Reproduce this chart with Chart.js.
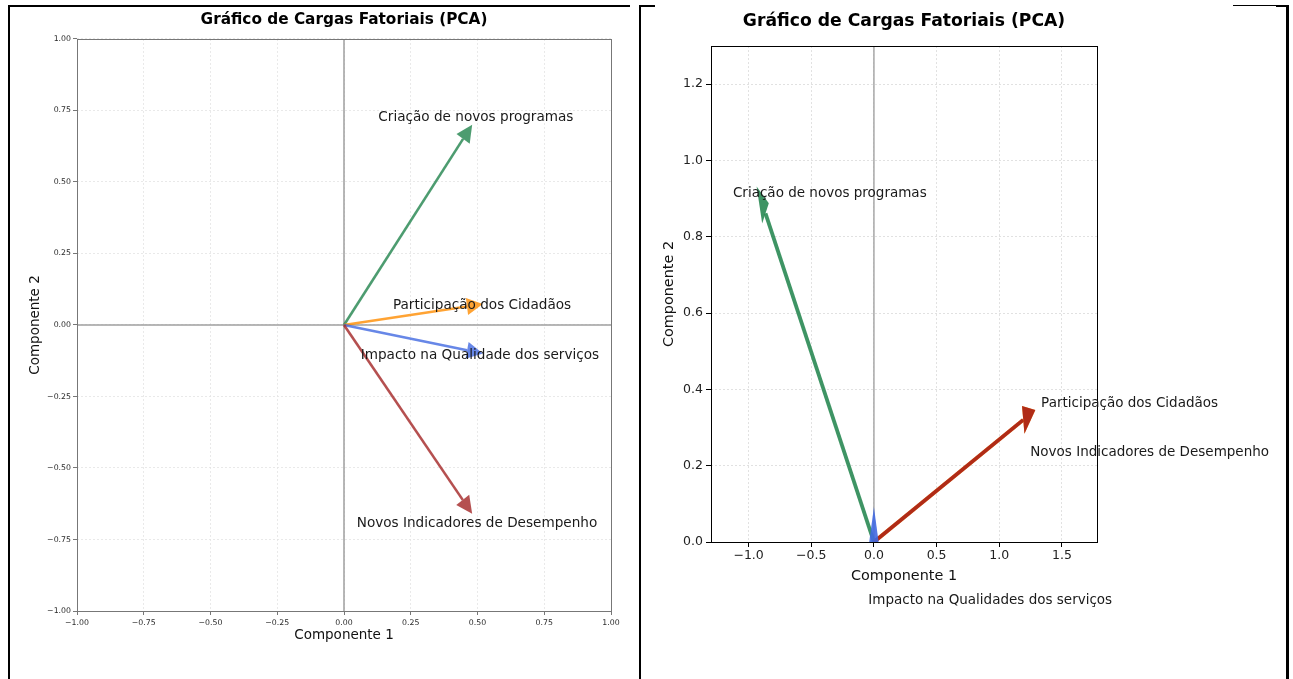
<!DOCTYPE html>
<html>
<head>
<meta charset="utf-8">
<script src="https://cdn.jsdelivr.net/npm/chart.js@4.4.1/dist/chart.umd.min.js"></script>
<style>
  body { margin: 0; background: #fff; width: 1293px; height: 679px; overflow: hidden; position: relative; }
  canvas { position: absolute; top: 0; }
  #left { left: 0; }
  #right { left: 642px; }
  .rule { position: absolute; background: #000; }
</style>
</head>
<body>
<!-- table borders around the two pictures -->
<div class="rule" style="left:8px;top:5px;width:2px;height:674px"></div>
<div class="rule" style="left:8px;top:5px;width:622px;height:2px"></div>
<div class="rule" style="left:639px;top:5px;width:2px;height:674px"></div>
<div class="rule" style="left:639px;top:5px;width:16px;height:2px"></div>
<div class="rule" style="left:1233px;top:5px;width:55px;height:1px"></div>
<div class="rule" style="left:1276px;top:5px;width:13px;height:2px"></div>
<div class="rule" style="left:1286px;top:5px;width:3px;height:674px"></div>

<canvas id="left" width="640" height="679"></canvas>
<canvas id="right" width="644" height="679"></canvas>

<script>
// ---- left picture: loadings on components 1 and 2
const leftVars = ['Criação de novos programas', 'Participação dos Cidadãos', 'Impacto na Qualidade dos serviços', 'Novos Indicadores de Desempenho'];
const leftPc1 = [0.48, 0.52, 0.52, 0.48];
const leftPc2 = [0.70, 0.073, -0.10, -0.66];
const leftTextX = [0.494, 0.517, 0.509, 0.498];
const leftTextY = [0.725, 0.067, -0.107, -0.693];
const leftColors = ['rgba(46,139,87,0.85)', 'rgba(255,140,0,0.8)', 'rgba(65,105,225,0.8)', 'rgba(165,42,42,0.82)'];
const leftTicks = [-1, -0.75, -0.5, -0.25, 0, 0.25, 0.5, 0.75, 1];

// ---- right picture
const rightVars = ['Criação de novos programas', 'Participação dos Cidadãos', 'Novos Indicadores de Desempenho', 'Impacto na Qualidades dos serviços'];
const rightPc1 = [-0.936, 1.288, 1.288, 0.0];
const rightPc2 = [0.932, 0.346, 0.346, 0.092];
const rightTextX = [-0.352, 2.04, 2.2, 0.928];
const rightTextY = [0.914, 0.362, 0.234, -0.154];
const rightColors = ['rgba(46,139,87,0.92)', 'rgba(255,140,0,0.85)', 'rgba(165,28,22,0.88)', 'rgba(65,105,225,0.9)'];
const rightXTicks = [-1, -0.5, 0, 0.5, 1, 1.5];
const rightYTicks = [0, 0.2, 0.4, 0.6, 0.8, 1.0, 1.2];

const FONT = 'DejaVu Sans';

function fmt(v, d) {
    return (v < 0 ? '\u2212' : '') + Math.abs(v).toFixed(d);
}

// shaft stops where the arrow head begins
function shaft(x, y, hl) {
    const len = Math.hypot(x, y);
    const k = len > hl ? (len - hl) / len : 0;
    return [{x: 0, y: 0}, {x: x * k, y: y * k}];
}

function buildDatasets(pc1, pc2, colors, hl, width) {
    return pc1.map(function(x, i) {
        return {
            data: shaft(x, pc2[i], hl),
            order: pc1.length - i, // later series drawn on top
            showLine: true,
            borderColor: colors[i],
            borderWidth: width,
            borderCapStyle: 'butt',
            pointRadius: 0
        };
    });
}

const loadingPlugin = {
    id: 'loadings',
    beforeDatasetsDraw(chart, args, o) {
        const {ctx, chartArea: a, scales: {x, y}} = chart;
        ctx.save();
        ctx.strokeStyle = o.zeroColor;
        ctx.lineWidth = o.zeroWidth;
        ctx.beginPath();
        if (o.hline) {
            const py = y.getPixelForValue(0);
            ctx.moveTo(a.left, py);
            ctx.lineTo(a.right, py);
        }
        const px = x.getPixelForValue(0);
        ctx.moveTo(px, a.top);
        ctx.lineTo(px, a.bottom);
        ctx.stroke();
        ctx.restore();
    },
    afterDatasetsDraw(chart, args, o) {
        const {ctx, chartArea: a, scales: {x, y}} = chart;
        ctx.save();
        // arrow heads
        o.pc1.forEach(function(vx, i) {
            const vy = o.pc2[i];
            const len = Math.hypot(vx, vy);
            const ux = vx / len, uy = vy / len;
            const back = Math.min(o.hl, len);
            const bx = vx - ux * back, by = vy - uy * back;
            const qx = -uy * o.hw / 2, qy = ux * o.hw / 2;
            ctx.beginPath();
            ctx.moveTo(x.getPixelForValue(vx), y.getPixelForValue(vy));
            ctx.lineTo(x.getPixelForValue(bx + qx), y.getPixelForValue(by + qy));
            ctx.lineTo(x.getPixelForValue(bx - qx), y.getPixelForValue(by - qy));
            ctx.closePath();
            ctx.fillStyle = o.colors[i];
            ctx.fill();
        });
        // axes frame
        ctx.strokeStyle = o.frameColor;
        ctx.lineWidth = 1;
        ctx.strokeRect(Math.round(a.left) + 0.5, Math.round(a.top) + 0.5, Math.round(a.right - a.left), Math.round(a.bottom - a.top));
        // variable names
        ctx.font = o.fontSize + 'px "' + FONT + '"';
        ctx.fillStyle = '#1a1a1a';
        ctx.textAlign = 'center';
        ctx.textBaseline = 'middle';
        o.labels.forEach(function(t, i) {
            ctx.fillText(t, x.getPixelForValue(o.textX[i]), y.getPixelForValue(o.textY[i]));
        });
        ctx.restore();
    }
};

function axis(opts) {
    return {
        type: 'linear',
        min: opts.min,
        max: opts.max,
        afterBuildTicks: function(s) { s.ticks = opts.ticks.map(function(v) { return {value: v}; }); },
        afterFit: opts.fit,
        grid: { color: opts.gridColor, lineWidth: 0.8, tickColor: opts.tickColor, tickLength: opts.tickLength, tickWidth: 1, tickBorderDash: [] },
        border: { display: false, dash: [2, 2] },
        ticks: {
            autoSkip: false, maxRotation: 0, padding: opts.pad,
            color: opts.labelColor,
            font: { family: FONT, size: opts.tickSize },
            callback: function(v) { return fmt(v, opts.digits); }
        },
        title: {
            display: true, text: opts.title, color: '#111',
            font: { family: FONT, size: opts.titleSize },
            padding: opts.titlePad
        }
    };
}

new Chart(document.getElementById('left'), {
    type: 'scatter',
    data: { datasets: buildDatasets(leftPc1, leftPc2, leftColors, 0.06, 2.6) },
    options: {
        responsive: false,
        animation: false,
        layout: { padding: { left: 0, right: 29, top: 0, bottom: 0 } },
        scales: {
            x: axis({ min: -1, max: 1, ticks: leftTicks, fit: function(s) { s.height = 68; }, gridColor: '#e4e4e4', tickColor: '#777', tickLength: 4, pad: 3, labelColor: '#2a2a2a', tickSize: 7.8, digits: 2, title: 'Componente 1', titleSize: 13.5, titlePad: { top: 0, bottom: 35 } }),
            y: axis({ min: -1, max: 1, ticks: leftTicks, fit: function(s) { s.width = 77; }, gridColor: '#e4e4e4', tickColor: '#777', tickLength: 4, pad: 2, labelColor: '#2a2a2a', tickSize: 7.8, digits: 2, title: 'Componente 2', titleSize: 13.5, titlePad: { top: 27, bottom: 0 } })
        },
        plugins: {
            legend: { display: false },
            tooltip: { enabled: false },
            title: {
                display: true, fullSize: false, text: 'Gráfico de Cargas Fatoriais (PCA)', color: '#000',
                font: { family: FONT, size: 15.3, weight: 'bold' },
                padding: { top: 10.8, bottom: 9.8 }
            },
            loadings: {
                pc1: leftPc1, pc2: leftPc2, colors: leftColors, labels: leftVars,
                textX: leftTextX, textY: leftTextY, hw: 0.06, hl: 0.06,
                zeroColor: '#a0a0a0', zeroWidth: 1.5, hline: true, frameColor: '#777', fontSize: 13.6
            }
        }
    },
    plugins: [loadingPlugin]
});

new Chart(document.getElementById('right'), {
    type: 'scatter',
    data: { datasets: buildDatasets(rightPc1, rightPc2, rightColors, 0.1, 3.8) },
    options: {
        responsive: false,
        animation: false,
        layout: { padding: { left: 0, right: 189, top: 0, bottom: 0 } },
        scales: {
            x: axis({ min: -1.3, max: 1.78, ticks: rightXTicks, fit: function(s) { s.height = 137; }, gridColor: '#dadada', tickColor: '#000', tickLength: 5, pad: 1, labelColor: '#222', tickSize: 12.5, digits: 1, title: 'Componente 1', titleSize: 14.4, titlePad: { top: 0, bottom: 94.4 } }),
            y: axis({ min: 0, max: 1.3, ticks: rightYTicks, fit: function(s) { s.width = 69; }, gridColor: '#dadada', tickColor: '#000', tickLength: 5, pad: 3, labelColor: '#222', tickSize: 12.5, digits: 1, title: 'Componente 2', titleSize: 14.4, titlePad: { top: 18.4, bottom: 0 } })
        },
        plugins: {
            legend: { display: false },
            tooltip: { enabled: false },
            title: {
                display: true, fullSize: false, text: 'Gráfico de Cargas Fatoriais (PCA)', color: '#000',
                font: { family: FONT, size: 17.2, weight: 'bold' },
                padding: { top: 11.7, bottom: 13.7 }
            },
            loadings: {
                pc1: rightPc1, pc2: rightPc2, colors: rightColors, labels: rightVars,
                textX: rightTextX, textY: rightTextY, hw: 0.075, hl: 0.1,
                zeroColor: '#a8a8a8', zeroWidth: 1.5, hline: false, frameColor: '#000', fontSize: 13.5
            }
        }
    },
    plugins: [loadingPlugin]
});
</script>
</body>
</html>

> _PROBLEM DETAILS_:
Go from the first line of the listing to the line holding "0.5, 0.75, 1];" and, please, transcribe those lines exactly, both included, with no pictures.

> _SOLUTION TO THIS PROBLEM_:
Reproduce this chart with Chart.js.
<!DOCTYPE html>
<html>
<head>
<meta charset="utf-8">
<script src="https://cdn.jsdelivr.net/npm/chart.js@4.4.1/dist/chart.umd.min.js"></script>
<style>
  body { margin: 0; background: #fff; width: 1293px; height: 679px; overflow: hidden; position: relative; }
  canvas { position: absolute; top: 0; }
  #left { left: 0; }
  #right { left: 642px; }
  .rule { position: absolute; background: #000; }
</style>
</head>
<body>
<!-- table borders around the two pictures -->
<div class="rule" style="left:8px;top:5px;width:2px;height:674px"></div>
<div class="rule" style="left:8px;top:5px;width:622px;height:2px"></div>
<div class="rule" style="left:639px;top:5px;width:2px;height:674px"></div>
<div class="rule" style="left:639px;top:5px;width:16px;height:2px"></div>
<div class="rule" style="left:1233px;top:5px;width:55px;height:1px"></div>
<div class="rule" style="left:1276px;top:5px;width:13px;height:2px"></div>
<div class="rule" style="left:1286px;top:5px;width:3px;height:674px"></div>

<canvas id="left" width="640" height="679"></canvas>
<canvas id="right" width="644" height="679"></canvas>

<script>
// ---- left picture: loadings on components 1 and 2
const leftVars = ['Criação de novos programas', 'Participação dos Cidadãos', 'Impacto na Qualidade dos serviços', 'Novos Indicadores de Desempenho'];
const leftPc1 = [0.48, 0.52, 0.52, 0.48];
const leftPc2 = [0.70, 0.073, -0.10, -0.66];
const leftTextX = [0.494, 0.517, 0.509, 0.498];
const leftTextY = [0.725, 0.067, -0.107, -0.693];
const leftColors = ['rgba(46,139,87,0.85)', 'rgba(255,140,0,0.8)', 'rgba(65,105,225,0.8)', 'rgba(165,42,42,0.82)'];
const leftTicks = [-1, -0.75, -0.5, -0.25, 0, 0.25, 0.5, 0.75, 1];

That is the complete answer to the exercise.